WORK INSTRUCTIONS ▸ Return the lines that follow, exactly as they appear, from the first through the one containing "plt.rcParams['mathtext.it'] = 'Liberation"; no pictures are to be included.

DATASET SECTION ▸
[start]

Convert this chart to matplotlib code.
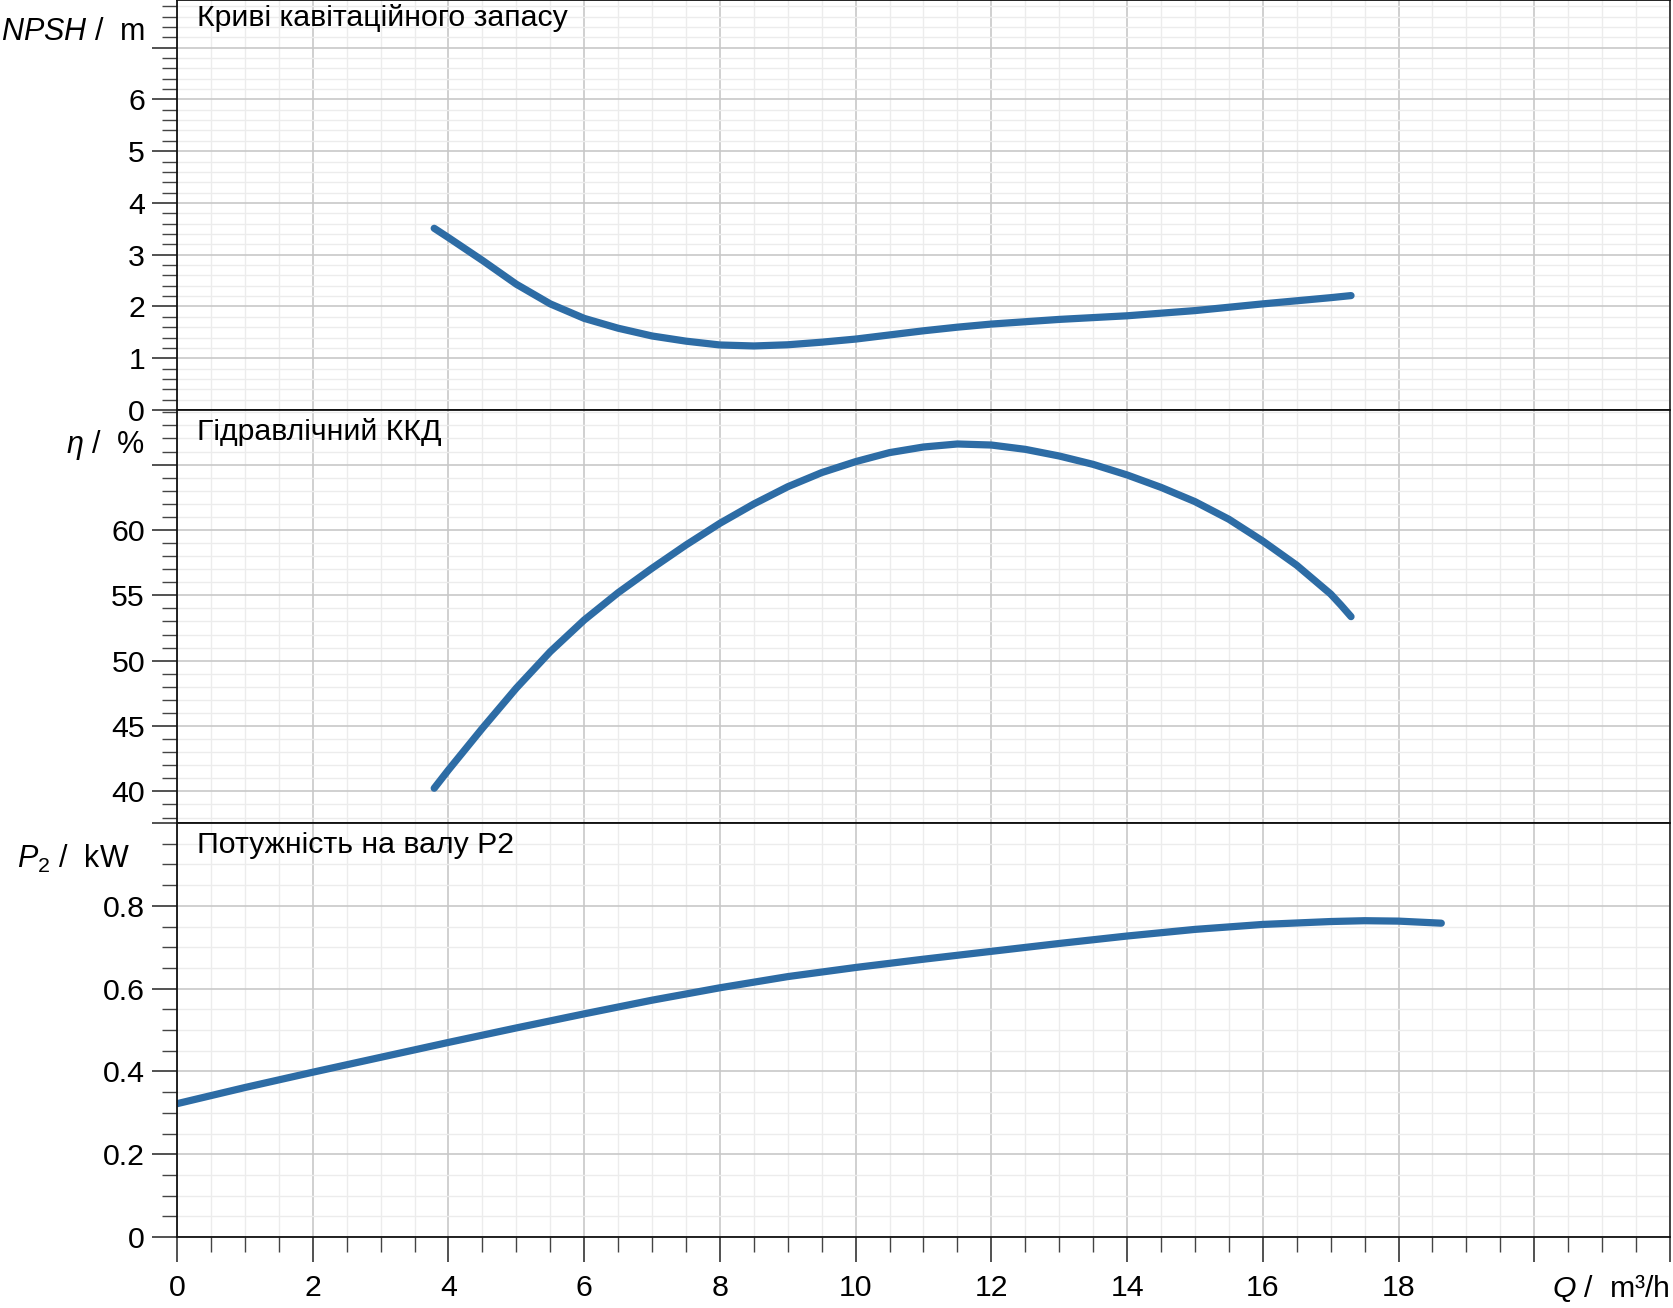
import matplotlib
matplotlib.use("Agg")
import matplotlib.pyplot as plt
from matplotlib.ticker import FixedLocator, MultipleLocator

plt.rcParams['font.family'] = ['Liberation Sans', 'DejaVu Sans']
plt.rcParams['mathtext.fontset'] = 'custom'
plt.rcParams['mathtext.rm'] = 'Liberation Sans'
plt.rcParams['mathtext.it'] = 'Liberation Sans:italic'

# Дані кривих (Q у m³/h)
q_npsh = [3.79, 4.0, 4.5, 5.0, 5.5, 6.0, 6.5, 7.0, 7.5, 8.0, 8.5, 9.0, 9.5, 10.0,
          10.5, 11.0, 11.5, 12.0, 13.0, 14.0, 15.0, 16.0, 17.0, 17.3]
npsh = [3.51, 3.33, 2.89, 2.43, 2.05, 1.77, 1.58, 1.43, 1.33, 1.256, 1.237, 1.26, 1.31, 1.37,
        1.45, 1.53, 1.60, 1.66, 1.75, 1.82, 1.92, 2.05, 2.17, 2.21]

q_eta = [3.79, 4.0, 4.5, 5.0, 5.5, 6.0, 6.5, 7.0, 7.5, 8.0, 8.5, 9.0, 9.5, 10.0, 10.5,
         11.0, 11.5, 12.0, 12.5, 13.0, 13.5, 14.0, 14.5, 15.0, 15.5, 16.0, 16.5, 16.75,
         17.0, 17.15, 17.3]
eta = [40.24, 41.64, 44.83, 47.9, 50.69, 53.11, 55.2, 57.07, 58.85, 60.51, 61.99, 63.31, 64.39,
       65.23, 65.92, 66.35, 66.58, 66.50, 66.17, 65.66, 65.02, 64.21, 63.26, 62.17, 60.82,
       59.15, 57.30, 56.20, 55.10, 54.26, 53.37]

q_p2 = [0, 1, 2, 3, 4, 5, 6, 7, 8, 9, 10, 11, 12, 13, 14, 15, 16, 17, 17.5, 18, 18.63]
p2 = [0.322, 0.361, 0.398, 0.434, 0.470, 0.505, 0.539, 0.572, 0.602, 0.629, 0.651, 0.671,
      0.690, 0.709, 0.727, 0.743, 0.755, 0.762, 0.764, 0.763, 0.758]

x_ticks = [0, 2, 4, 6, 8, 10, 12, 14, 16, 18, 20, 22]
x_labels = ['0', '2', '4', '6', '8', '10', '12', '14', '16', '18', '', '']
npsh_ticks = [0, 1, 2, 3, 4, 5, 6, 7]
npsh_labels = ['0', '1', '2', '3', '4', '5', '6', '']
eta_ticks = [40, 45, 50, 55, 60, 65]
eta_labels = ['40', '45', '50', '55', '60', '']
p2_ticks = [0, 0.2, 0.4, 0.6, 0.8, 1.0]
p2_labels = ['0', '0.2', '0.4', '0.6', '0.8', '']

W, H = 1674, 1308
line_color = '#2d6ca5'
fs = 21.8

fig = plt.figure(figsize=(W / 100, H / 100), dpi=100)
left = 177 / W
width = (1670 - 177) / W
ax1 = fig.add_axes([left, 1 - 410 / H, width, 410 / H])
ax2 = fig.add_axes([left, 1 - 823 / H, width, 413 / H], sharex=ax1)
ax3 = fig.add_axes([left, 1 - 1237 / H, width, 414 / H], sharex=ax1)

ax1.plot(q_npsh, npsh, color=line_color, lw=5.2, solid_capstyle='round', solid_joinstyle='round')
ax2.plot(q_eta, eta, color=line_color, lw=5.2, solid_capstyle='round', solid_joinstyle='round')
ax3.plot(q_p2, p2, color=line_color, lw=5.2, solid_capstyle='round', solid_joinstyle='round')

ax1.set_ylim(0, 7.92)
ax2.set_ylim(37.58, 69.18)
ax3.set_ylim(0, 1.0)
ax3.set_xlim(0, 22)

ax1.yaxis.set_major_locator(FixedLocator(npsh_ticks))
ax1.set_yticklabels(npsh_labels)
ax1.yaxis.set_minor_locator(MultipleLocator(0.2))
ax2.yaxis.set_major_locator(FixedLocator(eta_ticks))
ax2.set_yticklabels(eta_labels)
ax2.yaxis.set_minor_locator(MultipleLocator(1))
ax3.yaxis.set_major_locator(FixedLocator(p2_ticks))
ax3.set_yticklabels(p2_labels)
ax3.yaxis.set_minor_locator(MultipleLocator(0.05))

ax3.xaxis.set_major_locator(FixedLocator(x_ticks))
ax3.set_xticklabels(x_labels)
ax3.xaxis.set_minor_locator(MultipleLocator(0.5))

for ax in (ax1, ax2, ax3):
    ax.set_axisbelow(True)
    ax.grid(which='major', color='#c8c8c8', lw=1.2)
    ax.grid(which='minor', color='#ececec', lw=1.0)
    for s in ax.spines.values():
        s.set_color('#111111')
        s.set_linewidth(1.3)
    ax.spines['right'].set_color('#333333')
    ax.tick_params(axis='y', which='major', direction='out', length=18, width=1.2,
                   color='#333333', labelsize=fs, pad=5)
    ax.tick_params(axis='y', which='minor', direction='out', length=11, width=1.0,
                   color='#444444')
    ax.tick_params(axis='x', which='major', direction='out', length=18, width=1.2,
                   color='#333333', labelsize=fs, pad=9)
    ax.tick_params(axis='x', which='minor', direction='out', length=11, width=1.0,
                   color='#444444')

for ax in (ax1, ax2):
    ax.tick_params(axis='x', which='both', bottom=False, labelbottom=False)

# Заголовки панелей
fig.text(197 / W, 1 - 26 / H, 'Криві кавітаційного запасу', fontsize=fs, va='baseline')
fig.text(197 / W, 1 - 440 / H, 'Гідравлічний ККД', fontsize=fs, va='baseline')
fig.text(197 / W, 1 - 853 / H, 'Потужність на валу P2', fontsize=fs, va='baseline')

# Підписи осей
fig.text(145 / W, 1 - 40 / H, r'$\mathit{NPSH}$ /  m', fontsize=22, ha='right', va='baseline')
fig.text(145 / W, 1 - 453 / H, r'$\mathit{η}$ /  %', fontsize=22, ha='right', va='baseline')
fig.text(130 / W, 1 - 868 / H, r'$\mathit{P}_{2}$ /  kW', fontsize=22, ha='right', va='baseline')
fig.text(1670 / W, 1 - 1297 / H, r'$\mathit{Q}$ /  m³/h', fontsize=fs, ha='right', va='baseline')

plt.savefig('out.png', dpi=100)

[end]

COMPLETE RESPONSE ▸
Convert this chart to matplotlib code.
import matplotlib
matplotlib.use("Agg")
import matplotlib.pyplot as plt
from matplotlib.ticker import FixedLocator, MultipleLocator

plt.rcParams['font.family'] = ['Liberation Sans', 'DejaVu Sans']
plt.rcParams['mathtext.fontset'] = 'custom'
plt.rcParams['mathtext.rm'] = 'Liberation Sans'
plt.rcParams['mathtext.it'] = 'Liberation Sans:italic'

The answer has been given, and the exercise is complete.